As Matt enters the station, it’s readily apparent that something’s amiss there, as is evidenced by the dense cluster of plants that seems to be taking over the building and the dead body lying on the floor just past the entrance. He wanders around the building asking if anyone’s there, and draws his firearm for good measure because it’s clear something else is in there with him, and it’s probably going to kill him, as well. Is it Swamp Thing? Is it the Blue Devil? Is it the reanimated corpse of his mother Lucilla who ended up being pushed into a trunk of a car which was then shoved into the swamp? Eh, no.

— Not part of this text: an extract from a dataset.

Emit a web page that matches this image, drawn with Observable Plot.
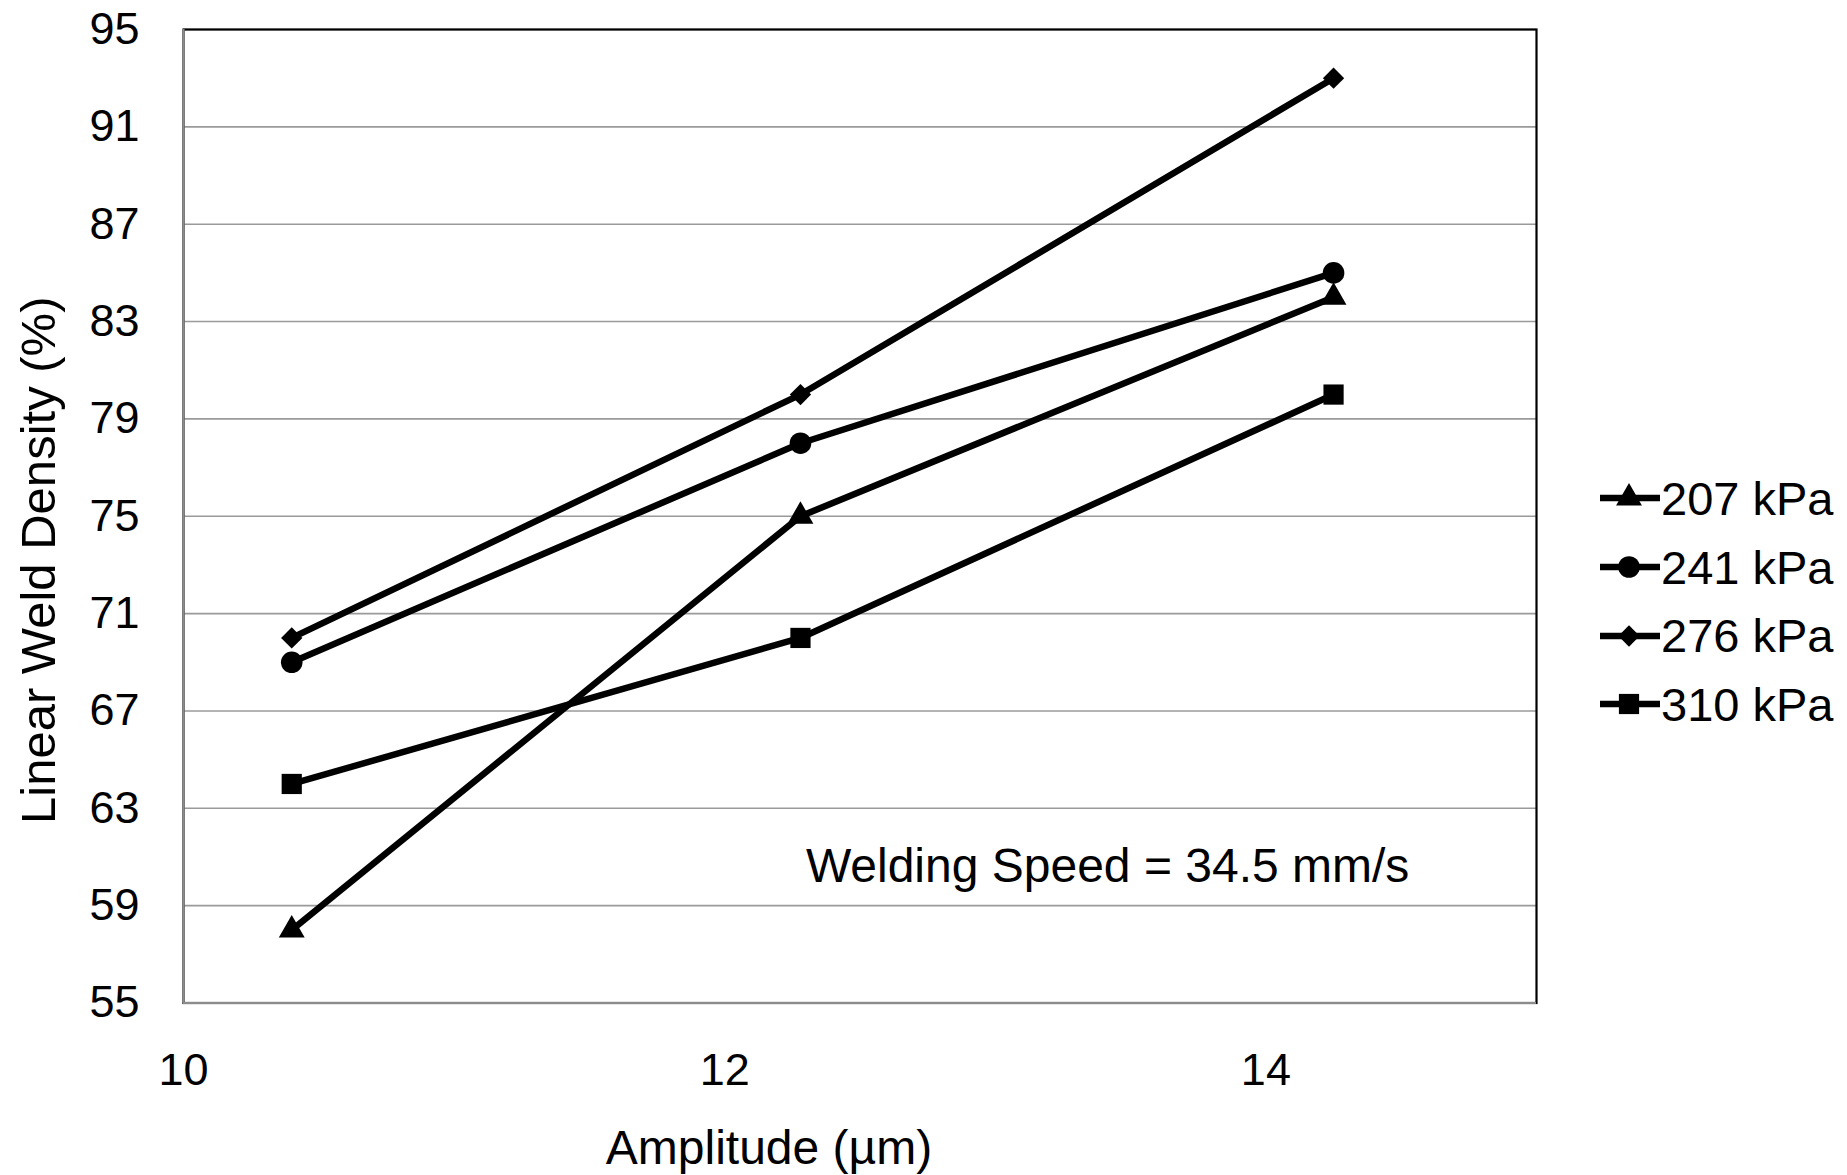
<!DOCTYPE html>
<html><head><meta charset="utf-8">
<script src="https://cdn.jsdelivr.net/npm/d3@7"></script>
<script src="https://cdn.jsdelivr.net/npm/@observablehq/plot@0.6"></script>
<style>
html,body{margin:0;padding:0;background:#fff;}
#wrap{position:relative;width:1847px;height:1175px;font-family:"Liberation Sans",Arial,sans-serif;}
#legend{position:absolute;left:1600px;top:464px;}
.row{display:flex;align-items:center;height:68.7px;font-size:47px;color:#000;line-height:1;}
.row svg{display:block;}
</style></head><body><div id="wrap"></div>
<script>
const amplitude = [10.4, 12.28, 14.25];
const seriesNames = ["207 kPa", "241 kPa", "276 kPa", "310 kPa"];
const density207 = [58, 75, 84];
const density241 = [69, 78, 85];
const density276 = [70, 80, 93];
const density310 = [64, 70, 80];
const seriesSymbols = ["triangle", "circle", "diamond2", "square"];
const xTicks = [10, 12, 14];
const yTicks = [55, 59, 63, 67, 71, 75, 79, 83, 87, 91, 95];
const annotation = "Welding Speed = 34.5 mm/s";
const xTitle = "Amplitude (µm)";
const yTitle = "Linear Weld Density (%)";

const values = [density207, density241, density276, density310];
const rBySymbol = {triangle: 9.6, circle: 10.8, diamond2: 9.6, square: 11.4};
const data = seriesNames.flatMap((s, i) => amplitude.map((a, j) => ({series: s, amplitude: a, density: values[i][j]})));

const FONT = "Liberation Sans, Arial, sans-serif";
const chart = Plot.plot({
  width: 1847, height: 1175,
  marginLeft: 183, marginRight: 311, marginTop: 29, marginBottom: 172.5,
  style: {fontFamily: FONT, color: "#000", background: "#fff", overflow: "visible"},
  x: {domain: [10, 15]},
  y: {domain: [55, 95]},
  marks: [
    Plot.gridY(yTicks, {stroke: "#9a9a9a", strokeOpacity: 1, strokeWidth: 1.6}),
    Plot.frame({stroke: "#000", strokeWidth: 2.2}),
    Plot.ruleX([10], {stroke: "#8c8c8c", strokeWidth: 2.2}),
    Plot.ruleY([55], {stroke: "#8c8c8c", strokeWidth: 2.2}),
    Plot.axisX(xTicks, {tickSize: 0, tickPadding: 50, fontSize: 45, label: null, tickFormat: d => String(d)}),
    Plot.axisY(yTicks, {tickSize: 0, tickPadding: 44, fontSize: 45, label: null, tickFormat: d => String(d)}),
    Plot.line(data, {x: "amplitude", y: "density", z: "series", stroke: "#000", strokeWidth: 6.5}),
    ...seriesNames.map((s, i) => Plot.dot(data.filter(d => d.series === s), {
      x: "amplitude", y: "density", symbol: seriesSymbols[i], r: rBySymbol[seriesSymbols[i]], fill: "#000", stroke: "none"
    })),
    Plot.text([annotation], {x: 12.3, y: 60.6, textAnchor: "start", fontSize: 48, fill: "#000"}),
    Plot.text([xTitle], {frameAnchor: "bottom", textAnchor: "middle", dx: -91, dy: 146, lineAnchor: "middle", fontSize: 48, fill: "#000"}),
    Plot.text([yTitle], {frameAnchor: "left", textAnchor: "middle", lineAnchor: "middle", rotate: -90, dx: -144, dy: 44, fontSize: 49, fill: "#000"})
  ]
});
const wrap = document.getElementById("wrap");
wrap.appendChild(chart);

// Legend
const legend = document.createElement("div");
legend.id = "legend";
const symMap = {triangle: d3.symbolTriangle, circle: d3.symbolCircle, diamond2: d3.symbolDiamond2, square: d3.symbolSquare};
seriesNames.forEach((s, i) => {
  const row = document.createElement("div");
  row.className = "row";
  const svg = d3.create("svg").attr("width", 61).attr("height", 30);
  svg.append("line").attr("x1", 0).attr("x2", 60).attr("y1", 15).attr("y2", 15).attr("stroke", "#000").attr("stroke-width", 6.5);
  const r = rBySymbol[seriesSymbols[i]];
  svg.append("path").attr("transform", "translate(29,15)").attr("d", d3.symbol(symMap[seriesSymbols[i]], Math.PI * r * r)()).attr("fill", "#000");
  row.appendChild(svg.node());
  const span = document.createElement("span");
  span.textContent = s;
  row.appendChild(span);
  legend.appendChild(row);
});
wrap.appendChild(legend);
</script></body></html>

It’s the Floronic Man, now fully transformed into his plant-form in a snazzy costume.

The Floronic Man. (Image: DC Universe)

Given the way Swamp Thing’s proper season ended with Jason Woodrue (Kevin Durant) still in his human guise after ingesting some of Swamp Thing’s flesh, it seems as if the post-credits scene was originally meant to be part of a later episode after Matt was meant to wake up, and Woodrue going full villain.

Initially, after Woodrue first begins chowing down on his Swamp Thing stir-fry, he exhibits a certain degree of enhanced strength and a burgeoning connection to the Green similar to Swamp Thing’s, foreshadowing the full scale of his powers that he’d likely have after a full transformation.

The Floronic Man’s arrival to Marais isn’t exactly surprising, but it would have represented a significant moment of growth for the show considering how the villain would have, in theory, been one of the first characters actually capable of taking Swamp Thing on with a reasonable chance of winning. So much of Swamp Thing focused on Swamp Thing lurking in the swamp and spooking people who had no chance in hell of ever fighting him, that it would have been interesting to see him (and Abby Arcane) working together to outwit a worthy metahuman opponent.

But these are the kinds of things that a show can’t get when it’s had its legs swept out from under it the way Swamp Thing did, and for now, the series’ post-credits scene is probably all we’re getting.